Published: 1 September 2021| Version 3 | DOI: 10.17632/7hgzksb46j.3
Contributor:
Ali Nazari

Description

Laissez faire antitrust attitudes are giving way to a bipartisan appetite for more rigorous antitrust enforcement. Therefore, addressing the bankruptcy system’s role in creating more concentrated markets is particularly timely to reduce the need for ad-hoc antitrust litigation in the bankruptcy context. This prevents the uncertainties associated with such litigation from derailing the restructuring of viable yet distressed firms. This Article fulfills this objective by establishing an empirical relation between bankruptcy volume and market concentration and identifying the two drivers of this relation.
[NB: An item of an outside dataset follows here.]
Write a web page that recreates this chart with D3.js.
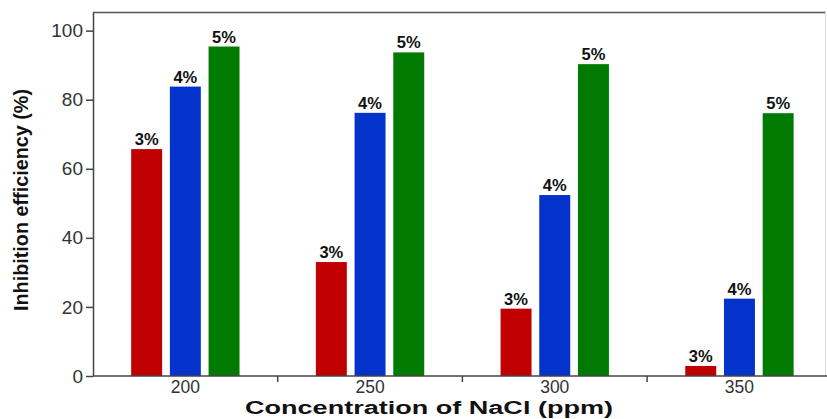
<!DOCTYPE html>
<html>
<head>
<meta charset="utf-8">
<script src="https://cdn.jsdelivr.net/npm/d3@7"></script>
<style>
  body { margin: 0; background: #fff; }
  svg { display: block; font-family: "Liberation Sans", Arial, sans-serif; }
</style>
</head>
<body>
<div id="chart"></div>
<script>

// ======================= //
// DATA
// ======================= //

var concentrations = ["200", "250", "300", "350"]
var inhibitors = ["3%", "4%", "5%"]
var eff3 = [65.7, 33.0, 19.5, 2.9]
var eff4 = [83.8, 76.2, 52.4, 22.4]
var eff5 = [95.4, 93.7, 90.3, 76.1]
var yTicks = [0, 20, 40, 60, 80, 100]
var barColors = ["#c00000", "#0433cc", "#007a00"]

var allSeries = [eff3, eff4, eff5]
var data = []
concentrations.forEach(function(c, i){
  inhibitors.forEach(function(s, j){
    data.push({conc: c, series: s, value: allSeries[j][i]})
  })
})

// ======================= //
// SVG AREA
// ======================= //

var W = 827, H = 419
var margin = {top: 12, left: 93, bottom: 43, right: 1}
var plotRight = W - margin.right
var plotBottom = H - margin.bottom

var svg = d3.select("#chart")
  .append("svg")
    .attr("width", W)
    .attr("height", H)

// ======================= //
// SCALES
// ======================= //

var x = d3.scaleBand()
  .domain(concentrations)
  .range([margin.left, margin.left + 4 * 184.7])

var xSub = d3.scaleBand()
  .domain(inhibitors)
  .range([0, 38.7 * 3])
  .paddingInner(0.2)
  .paddingOuter(0.1)

var y = d3.scaleLinear()
  .domain([0, 105.4])
  .range([plotBottom, margin.top])

// ======================= //
// FRAME
// ======================= //

svg.append("line")
  .attr("x1", margin.left).attr("x2", plotRight)
  .attr("y1", margin.top + 0.5).attr("y2", margin.top + 0.5)
  .attr("stroke", "#555").attr("stroke-width", 1.5)

svg.append("line")
  .attr("x1", plotRight - 0.5).attr("x2", plotRight - 0.5)
  .attr("y1", margin.top).attr("y2", plotBottom)
  .attr("stroke", "#ddd").attr("stroke-width", 1)

// ======================= //
// BARS AND LABELS
// ======================= //

var groupOffset = function(c){ return x(c) + x.bandwidth() / 2 - 38.7 * 1.5 }

svg.append("g")
  .selectAll("rect")
  .data(data)
  .enter()
  .append("rect")
    .attr("x", function(d){ return groupOffset(d.conc) + xSub(d.series) })
    .attr("width", xSub.bandwidth())
    .attr("y", function(d){ return y(d.value) })
    .attr("height", function(d){ return y(0) - y(d.value) })
    .attr("fill", function(d){ return barColors[inhibitors.indexOf(d.series)] })

svg.append("g")
  .selectAll("text")
  .data(data)
  .enter()
  .append("text")
    .attr("x", function(d){ return groupOffset(d.conc) + xSub(d.series) + xSub.bandwidth() / 2 })
    .attr("y", function(d){ return y(d.value) - 4 })
    .attr("text-anchor", "middle")
    .style("font-size", "16.5px")
    .style("font-weight", "bold")
    .style("fill", "#111")
    .text(function(d){ return d.series })

// ======================= //
// AXES
// ======================= //

var yAxis = svg.append("g")
  .attr("transform", "translate(" + margin.left + ",0)")
  .call(d3.axisLeft(y).tickValues(yTicks).tickSize(7).tickSizeOuter(0).tickPadding(3))
yAxis.select(".domain").attr("stroke", "#444").attr("stroke-width", 1.5)
yAxis.selectAll(".tick line").attr("stroke", "#444").attr("stroke-width", 1.5)
yAxis.selectAll("text").style("font-size", "19px").style("fill", "#333")

var xAxis = svg.append("g")
  .attr("transform", "translate(0," + plotBottom + ")")
  .call(d3.axisBottom(x).tickSize(0).tickPadding(5))
xAxis.select(".domain").remove()
xAxis.selectAll("text").style("font-size", "17.5px").style("fill", "#333")

svg.append("line")
  .attr("x1", margin.left).attr("x2", W)
  .attr("y1", plotBottom).attr("y2", plotBottom)
  .attr("stroke", "#444").attr("stroke-width", 1.5)

// minor ticks between the groups
svg.append("g")
  .selectAll("line")
  .data(concentrations)
  .enter()
  .append("line")
    .attr("x1", function(d){ return x(d) + x.bandwidth() })
    .attr("x2", function(d){ return x(d) + x.bandwidth() })
    .attr("y1", plotBottom)
    .attr("y2", plotBottom + 6)
    .attr("stroke", "#444")
    .attr("stroke-width", 1.5)

// ======================= //
// TITLES
// ======================= //

svg.append("text")
  .attr("transform", "translate(28,200) rotate(-90)")
  .attr("text-anchor", "middle")
  .attr("textLength", 222)
  .attr("lengthAdjust", "spacingAndGlyphs")
  .style("font-size", "21px")
  .style("font-weight", "bold")
  .style("fill", "#111")
  .text("Inhibition efficiency (%)")

svg.append("text")
  .attr("x", 429)
  .attr("y", 414)
  .attr("text-anchor", "middle")
  .attr("textLength", 368)
  .attr("lengthAdjust", "spacingAndGlyphs")
  .style("font-size", "18px")
  .style("font-weight", "bold")
  .style("fill", "#111")
  .text("Concentration of NaCl (ppm)")

</script>
</body>
</html>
The first driver is the debt pricing noise created by the bankruptcy system that disproportionately impacts smaller competitors. This noise is driven by unpredictable deviations from absolute priority as well as the cliff in creditor-debtor relationship created by the collision between the Trust Indenture Act and the Bankruptcy Code. The second driver is the conflict between restructuring and antitrust considerations. The Failing Company defense and its outgrowths are bankruptcy-driven escape hatches from antitrust scrutiny. Furthermore, antitrust enforcement has been neglected in the face of market stability and restructuring concerns. These have turned bankruptcy courts into inhospitable venues for antitrust claims and have allowed creditors to reap monopolistic profits. Two reforms address these issues. First, the underutilized Bankruptcy Appellate Panels should be overhauled to review bankruptcy cases more consistently. Second, the Trust Indenture Act should be amended to lessen its tension with the Bankruptcy Code by allowing bondholders to fully renegotiate bonds without entering bankruptcy as long as they do not move ahead in the bankruptcy “queue.”